Jesus Speaks about His Death

27 “Now my soul is troubled. And what should I say—‘Father, save me from this hour’? No, it is for this reason that I have come to this hour. 28 Father, glorify your name.” Then a voice came from heaven, “I have glorified it, and I will glorify it again.” 29 The crowd standing there heard it and said that it was thunder. Others said, “An angel has spoken to him.” 30 Jesus answered, “This voice has come for your sake, not for mine. 31 Now is the judgment of this world; now the ruler of this world will be driven out. 32 And I, when I am lifted up from the earth, will draw all people[a] to myself.” 33 He said this to indicate the kind of death he was to die. 34 The crowd answered him, “We have heard from the law that the Messiah[b] remains forever. How can you say that the Son of Man must be lifted up? Who is this Son of Man?” 35 Jesus said to them, “The light is with you for a little longer. Walk while you have the light, so that the darkness may not overtake you. If you walk in the darkness, you do not know where you are going. 36 While you have the light, believe in the light, so that you may become children of light.”

“Now my soul is troubled”. 

Rarely in the last century has Holy Week coincided with such a time of trouble and concern around the world. And so we read these words spoken by Jesus in a new light. Our souls are troubled, as his was. Like him we are subject to fear and anxiety. 

In Jesus, God was made incarnate – we often forget what that really means. We are tempted to think that Christ could not really suffer the same doubts, the same distress, the same pain, that we do. We might even imagine that his divinity gives him a “get out clause” when it comes to true human suffering and yet every event of Holy Week demonstrates to us that that isn’t the case.

If the Christian faith counts for anything, it is because of the promise that God is with us – not just looking down on us from afar with a kind of beneficent but ultimately powerless gaze – but actually with us – in the anxiety and the stress and the boredom and the sickness and the grief. He is closer than our breath. He has walked this path before, and he walks it with us now. You may be self isolating but you are not alone – he is with you – he was always with you – he will never leave you.

And he promises not just to be with us in the darkness, but in the light too. Each kindly deed done at this time, each human contact by email or phone, each surprising glimpse of joy gleaned from the beauty of creation or something amusing on television or some unexpected gift or conversation – these are images of resurrection to come – the promise of the light at the end of the tunnel – the certain hope that life and love will triumph.

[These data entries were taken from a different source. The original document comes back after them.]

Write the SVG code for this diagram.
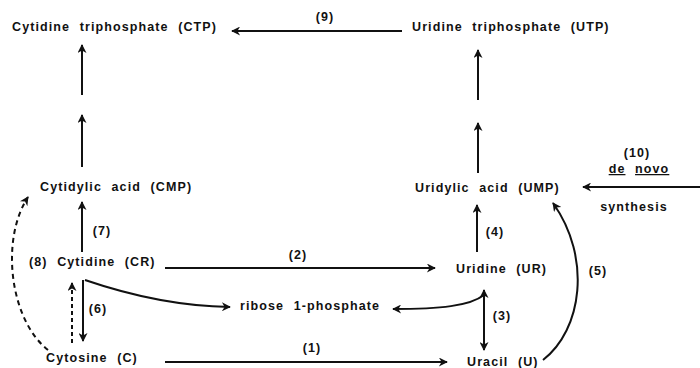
<svg xmlns="http://www.w3.org/2000/svg" width="700" height="368" viewBox="0 0 700 368">
<style>
  text { font-family: "Liberation Sans", Arial, sans-serif; font-weight: bold; font-size: 12.5px; letter-spacing: 1.1px; word-spacing: 5px; fill: #111; }
  .lbl { word-spacing: 0; }
  .c { text-anchor: middle; }
  .ln { fill: none; stroke: #111; stroke-width: 2; }
  .dash { stroke-dasharray: 5 4; }
  .dot { stroke-dasharray: 4 3; }
  .arr { marker-end: url(#ah); }
</style>
<defs>
  <marker id="ah" viewBox="0 0 10 10" refX="9" refY="5" markerWidth="10" markerHeight="9" markerUnits="userSpaceOnUse" orient="auto-start-reverse">
    <path d="M0,0 L10,5 L0,10 L3,5 Z" fill="#111"/>
  </marker>
</defs>
<rect width="700" height="368" fill="#fff"/>

<g id="connectors">
  <path class="ln arr" d="M402,31 L232,31"/>
  <path class="ln arr" d="M82,95 L82,45"/>
  <path class="ln arr" d="M82,167 L82,115"/>
  <path class="ln arr" d="M478,100 L478,50"/>
  <path class="ln arr" d="M478,173 L478,123"/>
  <path class="ln arr" d="M700,187 L583,187"/>
  <path class="ln arr" d="M82,252 L82,202"/>
  <path class="ln arr" d="M477,252 L477,205"/>
  <path class="ln arr" d="M165,268 L435,268"/>
  <path class="ln arr" d="M165,362 L447,362"/>
  <path class="ln arr" d="M83,280 L83,341"/>
  <path class="ln arr" d="M85,280 C120,292 170,306 230,307"/>
  <path class="ln arr" d="M484,295 C470,306 440,309 393,309"/>
  <path class="ln arr" d="M484,290 L484,350" marker-start="url(#ah)"/>
  <path class="ln arr" d="M543,360 C582,330 592,258 553,203"/>
  <path class="ln dash arr" d="M48,350 C10,320 0,240 28,197"/>
  <path class="ln dot arr" d="M72,343 L72,283"/>
</g>

<g id="labels">
  <text class="lbl c" x="325" y="21">(9)</text>
  <text class="lbl c" x="102" y="235">(7)</text>
  <text class="lbl c" x="298" y="259">(2)</text>
  <text class="lbl c" x="98" y="313">(6)</text>
  <text class="lbl c" x="502" y="320">(3)</text>
  <text class="lbl c" x="495" y="236">(4)</text>
  <text class="lbl c" x="598" y="275">(5)</text>
  <text class="lbl c" x="312" y="352">(1)</text>
</g>

<g id="CTP"><text x="12" y="31">Cytidine triphosphate (CTP)</text></g>
<g id="UTP"><text x="412" y="31">Uridine triphosphate (UTP)</text></g>
<g id="CMP"><text x="40" y="191">Cytidylic acid (CMP)</text></g>
<g id="UMP"><text x="415" y="192">Uridylic acid (UMP)</text></g>
<g id="denovo">
  <text class="lbl c" x="637" y="157">(10)</text>
  <text class="c" x="639" y="173"><tspan text-decoration="underline">de</tspan> <tspan text-decoration="underline">novo</tspan></text>
  <text class="c" x="634" y="211">synthesis</text>
</g>
<g id="CR"><text x="29" y="266">(8) Cytidine (CR)</text></g>
<g id="UR"><text x="456" y="273">Uridine (UR)</text></g>
<g id="R1P"><text x="240" y="310">ribose 1-phosphate</text></g>
<g id="C"><text x="46" y="362">Cytosine (C)</text></g>
<g id="U"><text x="467" y="366">Uracil (U)</text></g>
</svg>
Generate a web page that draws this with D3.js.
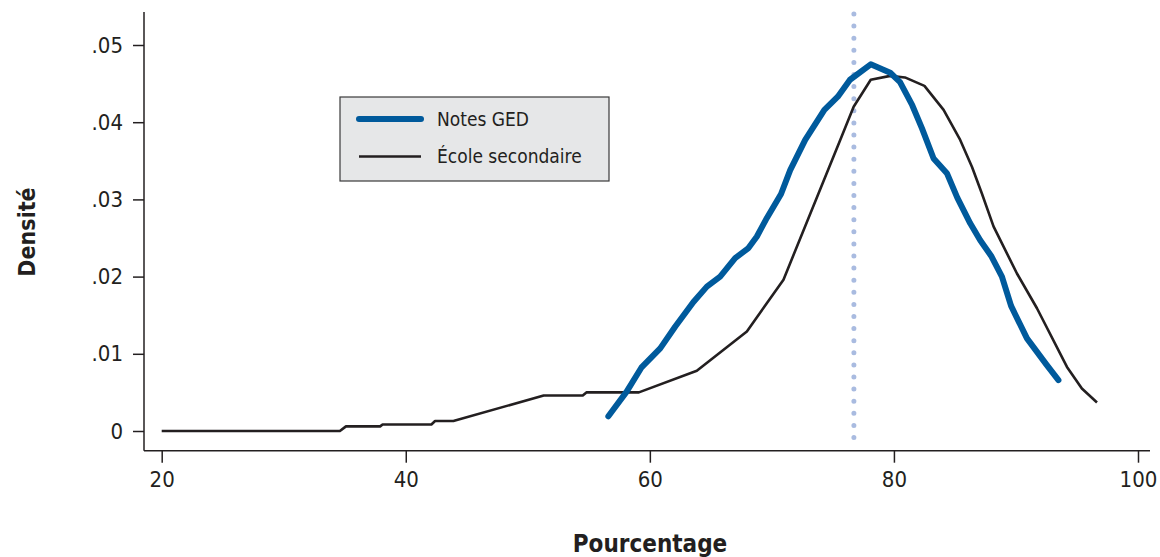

It seems like a good time to be reminded of those wonderful words written by Minnie Louise Haskins, and famously quoted by King George VI in 1939:

And I said to the man who stood at the gate of the year: “Give me a light that I may tread safely into the unknown.” And he replied: “Go out into the darkness and put your hand into the Hand of God. That shall be to you better than light and safer than a known way.” So I went forth, and finding the Hand of God trod gladly into the night. And He led me towards the hills and the breaking of day in the lone East. 

Lord Jesus,

You stepped into the darkness for our sake, so that you might understand what it is like to be human, with all its troubles and its joys.

Thank you for walking with us through our troubles, for being the guiding hand that we can rely on, when so many certainties seem to have deserted us.

Thank you that beyond the cross, Easter light is on its way,

bringing hope, and healing, and another day.